What you have to do >> Going through the material below, please gather all lines with the word "page" in them.

■ ■ ■ ■ ■ ■ ■

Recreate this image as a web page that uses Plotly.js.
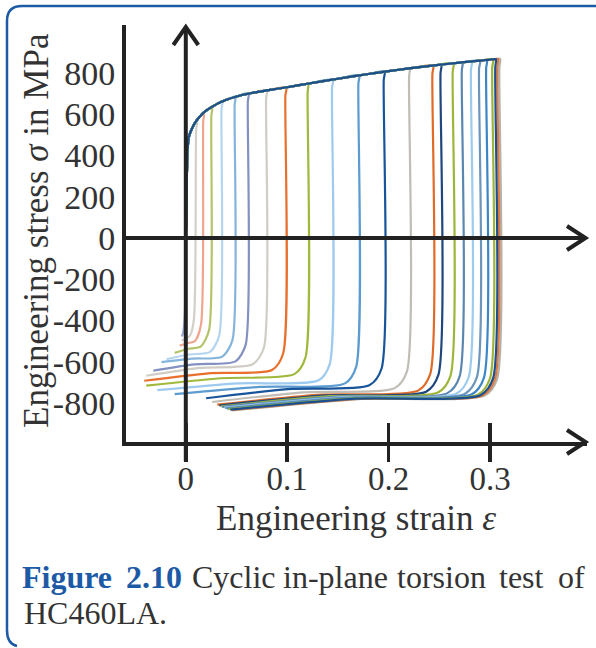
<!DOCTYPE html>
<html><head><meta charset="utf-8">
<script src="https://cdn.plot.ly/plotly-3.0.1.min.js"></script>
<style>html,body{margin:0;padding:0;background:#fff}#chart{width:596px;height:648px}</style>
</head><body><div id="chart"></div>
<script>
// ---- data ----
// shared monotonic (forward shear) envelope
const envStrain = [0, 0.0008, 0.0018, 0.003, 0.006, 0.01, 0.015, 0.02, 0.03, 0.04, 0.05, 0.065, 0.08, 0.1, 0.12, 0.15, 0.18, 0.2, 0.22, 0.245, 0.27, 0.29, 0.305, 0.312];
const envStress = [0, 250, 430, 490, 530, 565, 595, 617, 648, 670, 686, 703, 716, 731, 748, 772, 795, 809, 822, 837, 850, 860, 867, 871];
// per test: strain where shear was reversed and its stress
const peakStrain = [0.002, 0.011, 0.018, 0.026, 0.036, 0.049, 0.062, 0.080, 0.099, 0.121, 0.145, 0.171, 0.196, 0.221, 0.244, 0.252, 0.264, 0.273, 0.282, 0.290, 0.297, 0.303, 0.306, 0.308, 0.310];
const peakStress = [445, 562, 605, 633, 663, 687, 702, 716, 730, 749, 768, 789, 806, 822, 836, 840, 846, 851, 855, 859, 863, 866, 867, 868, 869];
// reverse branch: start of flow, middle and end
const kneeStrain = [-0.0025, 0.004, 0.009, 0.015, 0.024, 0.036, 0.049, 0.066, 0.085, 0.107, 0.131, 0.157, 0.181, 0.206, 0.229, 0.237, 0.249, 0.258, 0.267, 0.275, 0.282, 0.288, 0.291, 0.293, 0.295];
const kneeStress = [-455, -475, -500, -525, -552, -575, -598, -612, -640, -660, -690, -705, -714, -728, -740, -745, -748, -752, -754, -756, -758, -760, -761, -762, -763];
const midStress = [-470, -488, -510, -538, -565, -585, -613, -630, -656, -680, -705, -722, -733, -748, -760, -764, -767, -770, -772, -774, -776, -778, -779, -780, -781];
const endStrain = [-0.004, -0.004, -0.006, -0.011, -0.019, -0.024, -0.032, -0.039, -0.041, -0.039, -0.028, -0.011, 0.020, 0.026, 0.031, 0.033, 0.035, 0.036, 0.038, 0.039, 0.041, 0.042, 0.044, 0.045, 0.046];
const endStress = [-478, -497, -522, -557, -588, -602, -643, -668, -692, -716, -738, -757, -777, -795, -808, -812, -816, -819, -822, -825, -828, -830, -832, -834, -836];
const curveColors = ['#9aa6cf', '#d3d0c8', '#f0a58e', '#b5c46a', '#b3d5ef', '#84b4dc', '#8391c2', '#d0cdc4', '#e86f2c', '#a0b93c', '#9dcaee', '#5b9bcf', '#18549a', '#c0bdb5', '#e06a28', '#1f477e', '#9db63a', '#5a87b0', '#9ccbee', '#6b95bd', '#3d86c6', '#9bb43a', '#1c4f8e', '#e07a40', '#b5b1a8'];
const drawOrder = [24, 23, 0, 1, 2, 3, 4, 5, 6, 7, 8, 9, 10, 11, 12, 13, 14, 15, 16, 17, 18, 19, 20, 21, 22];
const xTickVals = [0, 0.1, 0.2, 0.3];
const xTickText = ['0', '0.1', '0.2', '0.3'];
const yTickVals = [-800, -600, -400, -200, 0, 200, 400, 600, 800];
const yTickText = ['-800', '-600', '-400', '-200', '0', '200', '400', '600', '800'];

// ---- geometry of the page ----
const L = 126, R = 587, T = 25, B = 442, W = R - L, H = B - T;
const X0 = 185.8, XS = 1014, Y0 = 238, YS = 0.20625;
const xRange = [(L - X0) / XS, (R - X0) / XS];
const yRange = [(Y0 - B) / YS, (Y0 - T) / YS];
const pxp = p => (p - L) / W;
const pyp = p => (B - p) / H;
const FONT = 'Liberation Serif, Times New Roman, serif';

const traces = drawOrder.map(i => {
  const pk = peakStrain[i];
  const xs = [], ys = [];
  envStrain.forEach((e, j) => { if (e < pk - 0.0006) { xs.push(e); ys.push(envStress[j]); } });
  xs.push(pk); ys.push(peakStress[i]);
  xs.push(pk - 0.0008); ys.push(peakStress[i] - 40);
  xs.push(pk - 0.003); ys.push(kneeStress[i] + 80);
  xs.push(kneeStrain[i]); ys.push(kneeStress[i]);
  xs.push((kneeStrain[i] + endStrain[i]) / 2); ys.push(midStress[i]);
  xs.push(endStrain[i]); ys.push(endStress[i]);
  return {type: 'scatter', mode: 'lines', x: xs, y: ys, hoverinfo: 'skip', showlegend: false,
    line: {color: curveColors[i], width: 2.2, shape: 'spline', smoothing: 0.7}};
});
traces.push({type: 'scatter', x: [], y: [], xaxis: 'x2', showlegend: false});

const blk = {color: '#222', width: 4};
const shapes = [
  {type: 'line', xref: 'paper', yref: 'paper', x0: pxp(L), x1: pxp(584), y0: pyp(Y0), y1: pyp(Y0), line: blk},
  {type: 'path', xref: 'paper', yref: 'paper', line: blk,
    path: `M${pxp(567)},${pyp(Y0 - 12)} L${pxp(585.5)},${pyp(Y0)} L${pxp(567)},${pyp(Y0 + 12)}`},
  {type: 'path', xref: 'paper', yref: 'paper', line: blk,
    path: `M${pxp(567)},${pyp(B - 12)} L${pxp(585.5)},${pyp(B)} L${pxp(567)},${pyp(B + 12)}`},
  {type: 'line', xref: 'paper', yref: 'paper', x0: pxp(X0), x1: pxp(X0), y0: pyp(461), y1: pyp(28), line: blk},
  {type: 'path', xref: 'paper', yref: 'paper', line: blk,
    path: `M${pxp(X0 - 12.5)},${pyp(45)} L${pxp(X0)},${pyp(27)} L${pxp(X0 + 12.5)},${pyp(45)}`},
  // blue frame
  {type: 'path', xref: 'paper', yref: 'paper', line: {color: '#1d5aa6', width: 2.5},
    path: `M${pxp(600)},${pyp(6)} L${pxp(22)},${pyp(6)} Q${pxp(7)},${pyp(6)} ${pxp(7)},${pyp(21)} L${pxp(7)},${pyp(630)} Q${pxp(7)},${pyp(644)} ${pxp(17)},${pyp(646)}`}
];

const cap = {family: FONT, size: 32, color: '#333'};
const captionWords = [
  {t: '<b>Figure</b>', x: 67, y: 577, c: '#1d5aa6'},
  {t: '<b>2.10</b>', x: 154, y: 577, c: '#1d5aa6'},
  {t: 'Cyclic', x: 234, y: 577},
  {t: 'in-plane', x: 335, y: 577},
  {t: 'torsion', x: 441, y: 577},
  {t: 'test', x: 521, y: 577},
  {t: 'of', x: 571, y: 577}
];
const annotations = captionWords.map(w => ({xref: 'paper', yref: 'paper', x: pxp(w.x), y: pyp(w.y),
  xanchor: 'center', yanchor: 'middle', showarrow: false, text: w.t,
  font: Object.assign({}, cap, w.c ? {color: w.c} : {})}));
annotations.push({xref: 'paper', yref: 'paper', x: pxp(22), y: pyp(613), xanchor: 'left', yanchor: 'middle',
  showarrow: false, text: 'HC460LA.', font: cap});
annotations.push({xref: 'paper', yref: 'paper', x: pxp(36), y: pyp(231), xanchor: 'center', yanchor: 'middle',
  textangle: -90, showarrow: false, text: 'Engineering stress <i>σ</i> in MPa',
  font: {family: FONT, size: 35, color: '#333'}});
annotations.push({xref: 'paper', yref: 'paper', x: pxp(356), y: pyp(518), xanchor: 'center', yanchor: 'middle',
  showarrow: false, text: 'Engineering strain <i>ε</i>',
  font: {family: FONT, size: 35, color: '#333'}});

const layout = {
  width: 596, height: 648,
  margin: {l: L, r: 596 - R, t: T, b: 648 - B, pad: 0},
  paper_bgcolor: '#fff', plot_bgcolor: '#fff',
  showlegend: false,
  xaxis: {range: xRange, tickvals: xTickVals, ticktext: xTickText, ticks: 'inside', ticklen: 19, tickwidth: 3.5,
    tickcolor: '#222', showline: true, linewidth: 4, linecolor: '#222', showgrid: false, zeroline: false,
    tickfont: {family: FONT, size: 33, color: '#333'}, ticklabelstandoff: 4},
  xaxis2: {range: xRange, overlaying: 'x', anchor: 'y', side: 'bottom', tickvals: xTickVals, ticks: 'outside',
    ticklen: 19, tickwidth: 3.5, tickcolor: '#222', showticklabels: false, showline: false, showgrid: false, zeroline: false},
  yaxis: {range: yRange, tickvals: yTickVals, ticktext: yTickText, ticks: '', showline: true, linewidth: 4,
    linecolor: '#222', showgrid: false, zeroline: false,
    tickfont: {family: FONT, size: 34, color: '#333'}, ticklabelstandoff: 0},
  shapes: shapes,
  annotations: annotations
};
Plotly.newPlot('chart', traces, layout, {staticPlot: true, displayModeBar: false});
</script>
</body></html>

■ ■ ■ ■ ■ ■ ■

Response to this task >>
Recreate this image as a web page that uses Plotly.js.
// ---- geometry of the page ----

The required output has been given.